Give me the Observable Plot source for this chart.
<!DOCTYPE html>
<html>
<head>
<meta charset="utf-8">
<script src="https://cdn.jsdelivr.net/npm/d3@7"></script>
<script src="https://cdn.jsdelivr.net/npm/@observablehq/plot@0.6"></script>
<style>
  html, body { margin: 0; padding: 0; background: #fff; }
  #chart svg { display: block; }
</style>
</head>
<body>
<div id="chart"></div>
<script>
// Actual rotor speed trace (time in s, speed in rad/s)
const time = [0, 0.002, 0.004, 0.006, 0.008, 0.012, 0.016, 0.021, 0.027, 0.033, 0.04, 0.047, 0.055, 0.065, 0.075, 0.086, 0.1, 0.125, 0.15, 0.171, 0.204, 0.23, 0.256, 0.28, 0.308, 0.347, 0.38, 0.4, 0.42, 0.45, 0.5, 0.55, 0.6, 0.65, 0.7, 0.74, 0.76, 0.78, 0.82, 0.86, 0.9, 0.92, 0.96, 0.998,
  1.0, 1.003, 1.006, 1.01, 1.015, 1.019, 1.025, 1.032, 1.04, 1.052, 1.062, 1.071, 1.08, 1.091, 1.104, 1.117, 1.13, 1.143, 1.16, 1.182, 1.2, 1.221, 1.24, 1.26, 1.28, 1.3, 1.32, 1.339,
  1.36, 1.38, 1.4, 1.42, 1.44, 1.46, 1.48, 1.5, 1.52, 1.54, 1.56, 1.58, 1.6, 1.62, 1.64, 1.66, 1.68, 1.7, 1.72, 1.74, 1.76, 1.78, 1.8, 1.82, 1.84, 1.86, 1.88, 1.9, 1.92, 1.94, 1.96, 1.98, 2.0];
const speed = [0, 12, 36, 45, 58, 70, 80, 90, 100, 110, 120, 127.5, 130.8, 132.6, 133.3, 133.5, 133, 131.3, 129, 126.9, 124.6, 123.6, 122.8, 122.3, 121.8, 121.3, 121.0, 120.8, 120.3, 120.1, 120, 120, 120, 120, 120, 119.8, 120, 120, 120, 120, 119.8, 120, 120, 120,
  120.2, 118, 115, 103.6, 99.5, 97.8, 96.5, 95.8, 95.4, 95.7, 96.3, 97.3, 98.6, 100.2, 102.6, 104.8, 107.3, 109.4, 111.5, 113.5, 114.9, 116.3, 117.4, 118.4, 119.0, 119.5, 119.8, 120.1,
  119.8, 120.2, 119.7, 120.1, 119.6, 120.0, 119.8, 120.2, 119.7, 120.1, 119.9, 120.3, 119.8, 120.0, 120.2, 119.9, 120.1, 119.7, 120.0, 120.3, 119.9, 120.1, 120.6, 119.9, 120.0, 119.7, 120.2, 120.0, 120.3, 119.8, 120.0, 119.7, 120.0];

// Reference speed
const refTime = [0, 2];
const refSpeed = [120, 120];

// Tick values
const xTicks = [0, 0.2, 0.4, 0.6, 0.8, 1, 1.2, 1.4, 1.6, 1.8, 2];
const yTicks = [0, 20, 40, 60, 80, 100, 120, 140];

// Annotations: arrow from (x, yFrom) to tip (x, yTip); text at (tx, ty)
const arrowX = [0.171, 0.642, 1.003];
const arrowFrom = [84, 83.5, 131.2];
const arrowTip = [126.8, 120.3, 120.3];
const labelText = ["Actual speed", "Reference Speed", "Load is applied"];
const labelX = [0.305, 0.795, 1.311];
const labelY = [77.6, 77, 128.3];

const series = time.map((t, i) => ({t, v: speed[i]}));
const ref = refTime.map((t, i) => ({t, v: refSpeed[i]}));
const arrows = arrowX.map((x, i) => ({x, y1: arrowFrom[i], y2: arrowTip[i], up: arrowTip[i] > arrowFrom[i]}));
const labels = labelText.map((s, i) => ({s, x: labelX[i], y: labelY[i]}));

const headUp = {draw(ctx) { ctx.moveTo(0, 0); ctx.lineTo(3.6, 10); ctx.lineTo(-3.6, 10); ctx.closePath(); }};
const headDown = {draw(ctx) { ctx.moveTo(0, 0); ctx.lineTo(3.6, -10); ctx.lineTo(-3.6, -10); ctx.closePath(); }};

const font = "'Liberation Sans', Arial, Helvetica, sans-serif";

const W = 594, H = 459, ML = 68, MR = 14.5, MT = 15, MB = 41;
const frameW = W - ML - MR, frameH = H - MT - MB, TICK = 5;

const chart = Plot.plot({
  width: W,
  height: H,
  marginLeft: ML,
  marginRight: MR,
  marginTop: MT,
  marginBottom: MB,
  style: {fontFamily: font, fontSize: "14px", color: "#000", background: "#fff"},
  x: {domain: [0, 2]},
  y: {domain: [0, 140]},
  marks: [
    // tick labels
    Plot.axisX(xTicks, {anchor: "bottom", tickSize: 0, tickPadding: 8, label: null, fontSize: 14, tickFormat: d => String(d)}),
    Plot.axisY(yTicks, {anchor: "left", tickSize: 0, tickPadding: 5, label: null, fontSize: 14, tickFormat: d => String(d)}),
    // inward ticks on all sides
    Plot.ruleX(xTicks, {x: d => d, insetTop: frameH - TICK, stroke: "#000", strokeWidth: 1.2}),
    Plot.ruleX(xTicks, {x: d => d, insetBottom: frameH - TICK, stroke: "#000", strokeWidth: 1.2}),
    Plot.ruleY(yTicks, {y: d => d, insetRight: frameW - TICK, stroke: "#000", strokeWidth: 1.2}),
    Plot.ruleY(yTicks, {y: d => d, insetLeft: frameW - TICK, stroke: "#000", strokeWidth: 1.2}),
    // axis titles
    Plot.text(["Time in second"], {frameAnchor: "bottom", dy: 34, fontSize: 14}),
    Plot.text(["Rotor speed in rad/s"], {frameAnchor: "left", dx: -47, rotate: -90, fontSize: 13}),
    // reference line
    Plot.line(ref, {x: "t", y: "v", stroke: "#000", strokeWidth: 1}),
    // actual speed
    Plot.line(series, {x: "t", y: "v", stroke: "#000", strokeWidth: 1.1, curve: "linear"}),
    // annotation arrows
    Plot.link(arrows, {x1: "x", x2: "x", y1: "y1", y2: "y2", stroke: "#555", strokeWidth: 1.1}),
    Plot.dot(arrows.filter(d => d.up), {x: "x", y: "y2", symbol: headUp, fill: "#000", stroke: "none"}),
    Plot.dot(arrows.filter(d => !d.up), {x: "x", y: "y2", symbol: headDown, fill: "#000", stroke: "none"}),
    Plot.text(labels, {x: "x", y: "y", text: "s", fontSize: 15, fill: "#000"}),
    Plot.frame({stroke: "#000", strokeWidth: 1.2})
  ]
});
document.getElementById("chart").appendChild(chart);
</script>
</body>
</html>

---*---

▶ **Your goal**
Write out the full listing exactly as given.

▶ **Written answer**
Give me the Observable Plot source for this chart.
<!DOCTYPE html>
<html>
<head>
<meta charset="utf-8">
<script src="https://cdn.jsdelivr.net/npm/d3@7"></script>
<script src="https://cdn.jsdelivr.net/npm/@observablehq/plot@0.6"></script>
<style>
  html, body { margin: 0; padding: 0; background: #fff; }
  #chart svg { display: block; }
</style>
</head>
<body>
<div id="chart"></div>
<script>
// Actual rotor speed trace (time in s, speed in rad/s)
const time = [0, 0.002, 0.004, 0.006, 0.008, 0.012, 0.016, 0.021, 0.027, 0.033, 0.04, 0.047, 0.055, 0.065, 0.075, 0.086, 0.1, 0.125, 0.15, 0.171, 0.204, 0.23, 0.256, 0.28, 0.308, 0.347, 0.38, 0.4, 0.42, 0.45, 0.5, 0.55, 0.6, 0.65, 0.7, 0.74, 0.76, 0.78, 0.82, 0.86, 0.9, 0.92, 0.96, 0.998,
  1.0, 1.003, 1.006, 1.01, 1.015, 1.019, 1.025, 1.032, 1.04, 1.052, 1.062, 1.071, 1.08, 1.091, 1.104, 1.117, 1.13, 1.143, 1.16, 1.182, 1.2, 1.221, 1.24, 1.26, 1.28, 1.3, 1.32, 1.339,
  1.36, 1.38, 1.4, 1.42, 1.44, 1.46, 1.48, 1.5, 1.52, 1.54, 1.56, 1.58, 1.6, 1.62, 1.64, 1.66, 1.68, 1.7, 1.72, 1.74, 1.76, 1.78, 1.8, 1.82, 1.84, 1.86, 1.88, 1.9, 1.92, 1.94, 1.96, 1.98, 2.0];
const speed = [0, 12, 36, 45, 58, 70, 80, 90, 100, 110, 120, 127.5, 130.8, 132.6, 133.3, 133.5, 133, 131.3, 129, 126.9, 124.6, 123.6, 122.8, 122.3, 121.8, 121.3, 121.0, 120.8, 120.3, 120.1, 120, 120, 120, 120, 120, 119.8, 120, 120, 120, 120, 119.8, 120, 120, 120,
  120.2, 118, 115, 103.6, 99.5, 97.8, 96.5, 95.8, 95.4, 95.7, 96.3, 97.3, 98.6, 100.2, 102.6, 104.8, 107.3, 109.4, 111.5, 113.5, 114.9, 116.3, 117.4, 118.4, 119.0, 119.5, 119.8, 120.1,
  119.8, 120.2, 119.7, 120.1, 119.6, 120.0, 119.8, 120.2, 119.7, 120.1, 119.9, 120.3, 119.8, 120.0, 120.2, 119.9, 120.1, 119.7, 120.0, 120.3, 119.9, 120.1, 120.6, 119.9, 120.0, 119.7, 120.2, 120.0, 120.3, 119.8, 120.0, 119.7, 120.0];

// Reference speed
const refTime = [0, 2];
const refSpeed = [120, 120];

// Tick values
const xTicks = [0, 0.2, 0.4, 0.6, 0.8, 1, 1.2, 1.4, 1.6, 1.8, 2];
const yTicks = [0, 20, 40, 60, 80, 100, 120, 140];

// Annotations: arrow from (x, yFrom) to tip (x, yTip); text at (tx, ty)
const arrowX = [0.171, 0.642, 1.003];
const arrowFrom = [84, 83.5, 131.2];
const arrowTip = [126.8, 120.3, 120.3];
const labelText = ["Actual speed", "Reference Speed", "Load is applied"];
const labelX = [0.305, 0.795, 1.311];
const labelY = [77.6, 77, 128.3];

const series = time.map((t, i) => ({t, v: speed[i]}));
const ref = refTime.map((t, i) => ({t, v: refSpeed[i]}));
const arrows = arrowX.map((x, i) => ({x, y1: arrowFrom[i], y2: arrowTip[i], up: arrowTip[i] > arrowFrom[i]}));
const labels = labelText.map((s, i) => ({s, x: labelX[i], y: labelY[i]}));

const headUp = {draw(ctx) { ctx.moveTo(0, 0); ctx.lineTo(3.6, 10); ctx.lineTo(-3.6, 10); ctx.closePath(); }};
const headDown = {draw(ctx) { ctx.moveTo(0, 0); ctx.lineTo(3.6, -10); ctx.lineTo(-3.6, -10); ctx.closePath(); }};

const font = "'Liberation Sans', Arial, Helvetica, sans-serif";

const W = 594, H = 459, ML = 68, MR = 14.5, MT = 15, MB = 41;
const frameW = W - ML - MR, frameH = H - MT - MB, TICK = 5;

const chart = Plot.plot({
  width: W,
  height: H,
  marginLeft: ML,
  marginRight: MR,
  marginTop: MT,
  marginBottom: MB,
  style: {fontFamily: font, fontSize: "14px", color: "#000", background: "#fff"},
  x: {domain: [0, 2]},
  y: {domain: [0, 140]},
  marks: [
    // tick labels
    Plot.axisX(xTicks, {anchor: "bottom", tickSize: 0, tickPadding: 8, label: null, fontSize: 14, tickFormat: d => String(d)}),
    Plot.axisY(yTicks, {anchor: "left", tickSize: 0, tickPadding: 5, label: null, fontSize: 14, tickFormat: d => String(d)}),
    // inward ticks on all sides
    Plot.ruleX(xTicks, {x: d => d, insetTop: frameH - TICK, stroke: "#000", strokeWidth: 1.2}),
    Plot.ruleX(xTicks, {x: d => d, insetBottom: frameH - TICK, stroke: "#000", strokeWidth: 1.2}),
    Plot.ruleY(yTicks, {y: d => d, insetRight: frameW - TICK, stroke: "#000", strokeWidth: 1.2}),
    Plot.ruleY(yTicks, {y: d => d, insetLeft: frameW - TICK, stroke: "#000", strokeWidth: 1.2}),
    // axis titles
    Plot.text(["Time in second"], {frameAnchor: "bottom", dy: 34, fontSize: 14}),
    Plot.text(["Rotor speed in rad/s"], {frameAnchor: "left", dx: -47, rotate: -90, fontSize: 13}),
    // reference line
    Plot.line(ref, {x: "t", y: "v", stroke: "#000", strokeWidth: 1}),
    // actual speed
    Plot.line(series, {x: "t", y: "v", stroke: "#000", strokeWidth: 1.1, curve: "linear"}),
    // annotation arrows
    Plot.link(arrows, {x1: "x", x2: "x", y1: "y1", y2: "y2", stroke: "#555", strokeWidth: 1.1}),
    Plot.dot(arrows.filter(d => d.up), {x: "x", y: "y2", symbol: headUp, fill: "#000", stroke: "none"}),
    Plot.dot(arrows.filter(d => !d.up), {x: "x", y: "y2", symbol: headDown, fill: "#000", stroke: "none"}),
    Plot.text(labels, {x: "x", y: "y", text: "s", fontSize: 15, fill: "#000"}),
    Plot.frame({stroke: "#000", strokeWidth: 1.2})
  ]
});
document.getElementById("chart").appendChild(chart);
</script>
</body>
</html>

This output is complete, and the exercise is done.